Give again, exactly as written, the lines of the records below from the line with "Reproduce this chart" to the line with "from matplotlib.lines import Line2D". Both end lines count; pictures do not.

:::

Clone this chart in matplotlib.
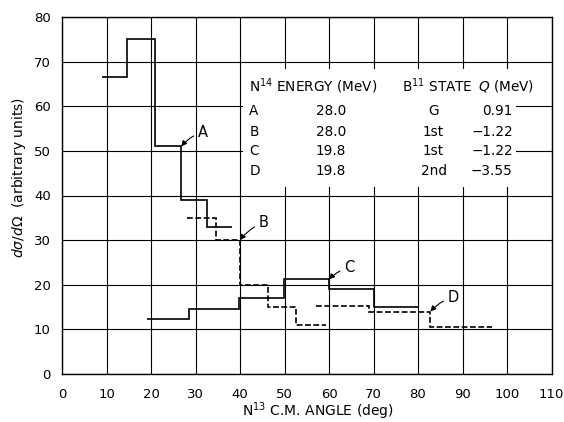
import matplotlib
matplotlib.use("Agg")
import matplotlib.pyplot as plt
from matplotlib.patches import Rectangle

# ---- data ----
a_edges = [9, 14.7, 21, 26.8, 32.6, 38.2]
a_vals = [66.5, 75, 51, 39, 33]
b_edges = [28, 34.5, 40, 46.2, 52.6, 59.3]
b_vals = [35, 30, 20, 15, 11]
c_edges = [19, 28.5, 39.7, 49.8, 60, 70, 80]
c_vals = [12.3, 14.5, 17, 21.2, 19.1, 15.1]
d_edges = [57, 68.9, 82.8, 96.7]
d_vals = [15.2, 14, 10.6]

x_ticks = [0, 10, 20, 30, 40, 50, 60, 70, 80, 90, 100, 110]
y_ticks = [0, 10, 20, 30, 40, 50, 60, 70, 80]

row_labels = ["A", "B", "C", "D"]
energies = ["28.0", "28.0", "19.8", "19.8"]
states = ["G", "1st", "1st", "2nd"]
qvals = ["0.91", "\u22121.22", "\u22121.22", "\u22123.55"]

# annotation label positions and arrow targets (data coords)
ann_text = {"A": (31.6, 54.2), "B": (45.3, 33.9), "C": (64.5, 23.8), "D": (87.9, 17.2)}
ann_target = {"A": (26.8, 51), "B": (40.0, 30), "C": (60.0, 21.2), "D": (82.8, 14.0)}

plt.rcParams['font.family'] = ['DejaVu Sans']
fig = plt.figure(figsize=(5.64, 4.22), dpi=100)
ax = fig.add_axes([62/564, (422-374)/422, (551.5-62)/564, (374-17)/422])

ax.set_xlim(0, 110)
ax.set_ylim(0, 80)
ax.set_xticks(x_ticks)
ax.set_yticks(y_ticks)
ax.set_xticklabels([str(v) for v in x_ticks], fontsize=9.5)
ax.set_yticklabels([str(v) for v in y_ticks], fontsize=9.5)
ax.tick_params(axis='x', length=0, pad=10)
ax.tick_params(axis='y', length=0, pad=8)
ax.set_axisbelow(True)
ax.grid(True, color='black', linewidth=0.8)
for s in ax.spines.values():
    s.set_linewidth(1.0)

# white box behind the table
ax.add_patch(Rectangle((40.7, 42), 61.3, 26.3, facecolor='white', edgecolor='none', zorder=1))

lw = 1.2
dash = (0, (3.5, 1.5))
ax.stairs(a_vals, a_edges, baseline=None, color='black', linewidth=lw, zorder=3)
ax.stairs(b_vals, b_edges, baseline=None, color='black', linewidth=lw, linestyle=dash, zorder=3)
ax.stairs(c_vals, c_edges, baseline=None, color='black', linewidth=lw, zorder=3)
ax.stairs(d_vals, d_edges, baseline=None, color='black', linewidth=lw, linestyle=dash, zorder=3)

for k in ann_text:
    ax.annotate(k, xy=ann_target[k], xytext=ann_text[k], fontsize=10.5,
                ha='center', va='center', zorder=4,
                arrowprops=dict(arrowstyle='-|>', color='black', lw=0.8,
                                mutation_scale=8, shrinkA=1, shrinkB=0,
                                connectionstyle='arc3,rad=0.15'))

# table
fs = 9.8
ax.text(42.1, 64.5, "N$^{14}$ ENERGY (MeV)", fontsize=fs, ha='left', va='center', zorder=4)
ax.text(76.4, 64.5, "B$^{11}$ STATE", fontsize=fs, ha='left', va='center', zorder=4)
ax.text(93.4, 64.5, "$Q$ (MeV)", fontsize=fs, ha='left', va='center', zorder=4)
row_y = [58.9, 54.3, 49.9, 45.6]
for i in range(4):
    ax.text(42.1, row_y[i], row_labels[i], fontsize=fs, ha='left', va='center', zorder=4)
    ax.text(60.5, row_y[i], energies[i], fontsize=fs, ha='center', va='center', zorder=4)
    ax.text(83.5, row_y[i], states[i], fontsize=fs, ha='center', va='center', zorder=4)
    ax.text(101.3, row_y[i], qvals[i], fontsize=fs, ha='right', va='center', zorder=4)

ax.set_xlabel("N$^{13}$ C.M. ANGLE (deg)", fontsize=10)
ax.xaxis.set_label_coords(0.523, -0.075)
ax.set_ylabel(r"$d\sigma/d\Omega$  (arbitrary units)", fontsize=10)
ax.yaxis.set_label_coords(-0.07, 0.55)

fig.savefig("out.png", dpi=100)
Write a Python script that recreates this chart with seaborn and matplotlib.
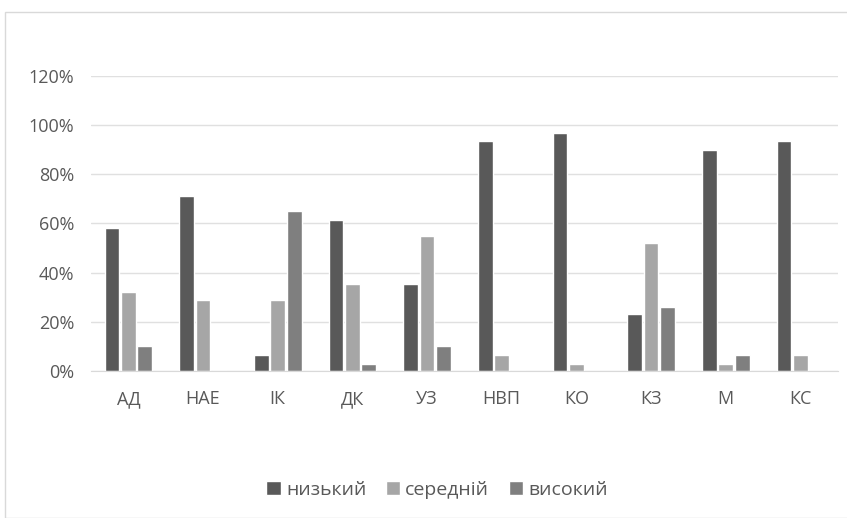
import pandas as pd
import seaborn as sns
import matplotlib.pyplot as plt
from matplotlib.patches import Rectangle
from matplotlib.ticker import PercentFormatter

# data
categories = ['АД', 'НАЕ', 'ІК', 'ДК', 'УЗ', 'НВП', 'КО', 'КЗ', 'М', 'КС']
levels = ['низький', 'середній', 'високий']
low = [58, 71, 6.5, 61.5, 35.5, 93.5, 97, 23, 90, 93.5]
mid = [32, 29, 29, 35.5, 55, 6.5, 3, 52, 3, 6.5]
high = [10, 0, 65, 3, 10, 0, 0, 26, 6.5, 0]

df = pd.DataFrame({'cat': categories * 3,
                   'level': [levels[0]] * 10 + [levels[1]] * 10 + [levels[2]] * 10,
                   'value': [v / 100 for v in low + mid + high]})

sns.set_style('white')
plt.rcParams['font.family'] = ['Open Sans', 'DejaVu Sans']

fig = plt.figure(figsize=(8.47, 5.18), dpi=100)
ax = fig.add_axes([0.1075, 0.2838, 0.8815, 0.5695])

palette = {'низький': '#595959', 'середній': '#a6a6a6', 'високий': '#7f7f7f'}
sns.barplot(data=df, x='cat', y='value', hue='level', palette=palette,
            width=0.66, gap=0.1, ax=ax, legend=True, saturation=1)

ax.set_ylim(0, 1.2)
ax.set_yticks([0, 0.2, 0.4, 0.6, 0.8, 1.0, 1.2])
ax.yaxis.set_major_formatter(PercentFormatter(1.0, decimals=0))
ax.grid(axis='y', color='#e0e0e0', linewidth=1)
ax.set_axisbelow(True)
for s in ['top', 'right', 'left']:
    ax.spines[s].set_visible(False)
ax.spines['bottom'].set_color('#d9d9d9')
ax.set_xlabel('')
ax.set_ylabel('')
ax.tick_params(axis='both', colors='#595959', labelsize=13, length=0)
ax.tick_params(axis='y', pad=12)
ax.tick_params(axis='x', pad=14)
ax.set_xlim(-0.5, 9.5)

handles, labels = ax.get_legend_handles_labels()
ax.get_legend().remove()
fig.legend(handles, labels, loc='center', bbox_to_anchor=(0.516, 0.054), ncol=3,
           frameon=False, fontsize=14, handlelength=0.75, handleheight=0.75,
           handletextpad=0.25, columnspacing=1.0, labelcolor='#595959')

# chart area frame
fig.patches.append(Rectangle((5 / 847, 0), 1, 1 - 12 / 518, transform=fig.transFigure,
                             fill=False, edgecolor='#d9d9d9', linewidth=1))

fig.savefig('out.png', dpi=100)
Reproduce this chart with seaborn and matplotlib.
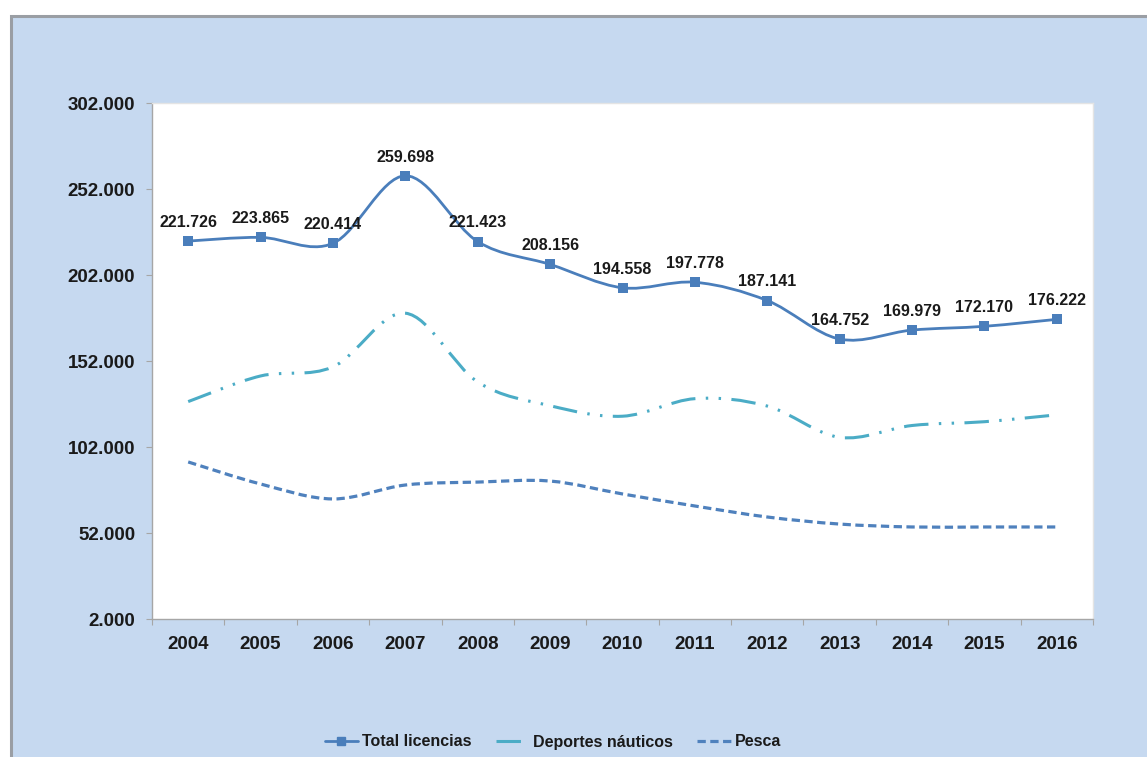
import numpy as np
import pandas as pd
import matplotlib
matplotlib.use("Agg")
import matplotlib.pyplot as plt
import seaborn as sns
from matplotlib.path import Path
from matplotlib.patches import PathPatch, Rectangle
from matplotlib.lines import Line2D

# Licencias por año
years = ["2004", "2005", "2006", "2007", "2008", "2009", "2010",
         "2011", "2012", "2013", "2014", "2015", "2016"]
total_licencias = [221726, 223865, 220414, 259698, 221423, 208156, 194558,
                   197778, 187141, 164752, 169979, 172170, 176222]
deportes_nauticos = [128400, 143300, 148600, 179800, 139800, 126000, 119900,
                     130100, 125800, 107600, 114500, 116700, 120700]
pesca = [93300, 80500, 71800, 79900, 81600, 82200, 74700,
         67700, 61300, 57200, 55500, 55500, 55500]
y_ticks = [2000, 52000, 102000, 152000, 202000, 252000, 302000]

def miles(v):
    return f"{v:,.0f}".replace(",", ".")

df = pd.DataFrame({"pos": np.arange(len(years)), "year": years,
                   "total": total_licencias,
                   "deportes": deportes_nauticos, "pesca": pesca})

sns.set_theme(style="white")
plt.rcParams["font.family"] = ["Liberation Sans", "DejaVu Sans"]
plt.rcParams["font.weight"] = "bold"

fig = plt.figure(figsize=(11.47, 7.57), dpi=100)
fig.patch.set_facecolor("white")
# panel de fondo azul con borde gris
panel = Rectangle((11 / 1147, -0.01), 1.0, 1 - 16 / 757 + 0.01,
                  transform=fig.transFigure, facecolor="#c6d9f0",
                  edgecolor="#9a9ea4", linewidth=2.2, zorder=-5)
fig.add_artist(panel)

ax = fig.add_axes([152 / 1147, 1 - 619 / 757, (1093 - 152) / 1147, (619 - 103) / 757])
ax.set_zorder(1)
ax.set_facecolor("white")


def smooth_path(xs, ys):
    """Curva Bézier suavizada que pasa por los puntos de la serie."""
    pts = np.column_stack([xs, ys]).astype(float)
    n = len(pts)
    verts = [pts[0]]
    codes = [Path.MOVETO]
    for i in range(n - 1):
        p0 = pts[i - 1] if i > 0 else pts[i]
        p1 = pts[i]
        p2 = pts[i + 1]
        p3 = pts[i + 2] if i + 2 < n else pts[i + 1]
        c1 = p1 + (p2 - p0) / 6.0
        c2 = p2 - (p3 - p1) / 6.0
        verts += [c1, c2, p2]
        codes += [Path.CURVE4] * 3
    return Path(verts, codes)


c_total = "#4a7ebb"
c_dep = "#4bacc6"
c_pesca = "#4f81bd"
ls_dep = (0, (8.0, 3.4, 0.8, 3.4, 0.8, 3.4))
ls_pesca = (0, (2.6, 1.4))

ax.add_patch(PathPatch(smooth_path(df["pos"], df["pesca"]), facecolor="none",
                       edgecolor=c_pesca, linewidth=2.3, linestyle=ls_pesca,
                       capstyle="butt", zorder=2))
ax.add_patch(PathPatch(smooth_path(df["pos"], df["deportes"]), facecolor="none",
                       edgecolor=c_dep, linewidth=2.2, linestyle=ls_dep,
                       capstyle="butt", zorder=2))
ax.add_patch(PathPatch(smooth_path(df["pos"], df["total"]), facecolor="none",
                       edgecolor=c_total, linewidth=2.0, zorder=3))
sns.scatterplot(data=df, x="pos", y="total", ax=ax, marker="s", s=60,
                color=c_total, edgecolor=c_total, linewidth=0, zorder=4, legend=False)

for x, v in zip(df["pos"], df["total"]):
    ax.annotate(miles(v), (x, v), xytext=(0, 8), textcoords="offset points",
                ha="center", va="bottom", fontsize=11.5, fontweight="bold",
                color="#1a1a1a", zorder=5)

ax.set_xlim(-0.5, len(years) - 0.5)
ax.set_ylim(y_ticks[0], y_ticks[-1])
ax.set_yticks(y_ticks)
ax.set_yticklabels([miles(t) for t in y_ticks])
ax.set_xticks(df["pos"])
ax.set_xticklabels(years)
ax.set_xticks(np.arange(-0.5, len(years)), minor=True)
ax.set_xlabel("")
ax.set_ylabel("")

ax.tick_params(axis="y", which="major", length=4, width=0.8, color="#a6a6a6",
               pad=8, labelsize=13.5, labelcolor="#1a1a1a", left=True)
ax.tick_params(axis="x", which="major", length=0, pad=12, labelsize=13.5,
               labelcolor="#1a1a1a")
ax.tick_params(axis="x", which="minor", length=4, width=0.8, color="#a6a6a6",
               bottom=True)
for lbl in ax.get_xticklabels() + ax.get_yticklabels():
    lbl.set_fontweight("bold")

for side in ["left", "bottom"]:
    ax.spines[side].set_color("#a6a6a6")
    ax.spines[side].set_linewidth(1.0)
for side in ["top", "right"]:
    ax.spines[side].set_color("#e4e4e4")
    ax.spines[side].set_linewidth(1.0)

handles = [
    Line2D([], [], color=c_total, linewidth=2.0, marker="s", markersize=6),
    Line2D([], [], color=c_dep, linewidth=2.2, linestyle=ls_dep),
    Line2D([], [], color=c_pesca, linewidth=2.3, linestyle=ls_pesca),
]
leg = fig.legend(handles, ["Total licencias", "Deportes náuticos", "Pesca"],
                 loc="center", bbox_to_anchor=(0.482, 1 - 742 / 757), ncol=3,
                 frameon=False, handlelength=2.1, handletextpad=0.25,
                 columnspacing=1.5, prop={"weight": "bold", "size": 11.5})
for t in leg.get_texts():
    t.set_color("#1a1a1a")

fig.savefig("out.png", dpi=100, facecolor=fig.get_facecolor())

:::

• [WORKED ANSWER]
Reproduce this chart with seaborn and matplotlib.
import numpy as np
import pandas as pd
import matplotlib
matplotlib.use("Agg")
import matplotlib.pyplot as plt
import seaborn as sns
from matplotlib.path import Path
from matplotlib.patches import PathPatch, Rectangle
from matplotlib.lines import Line2D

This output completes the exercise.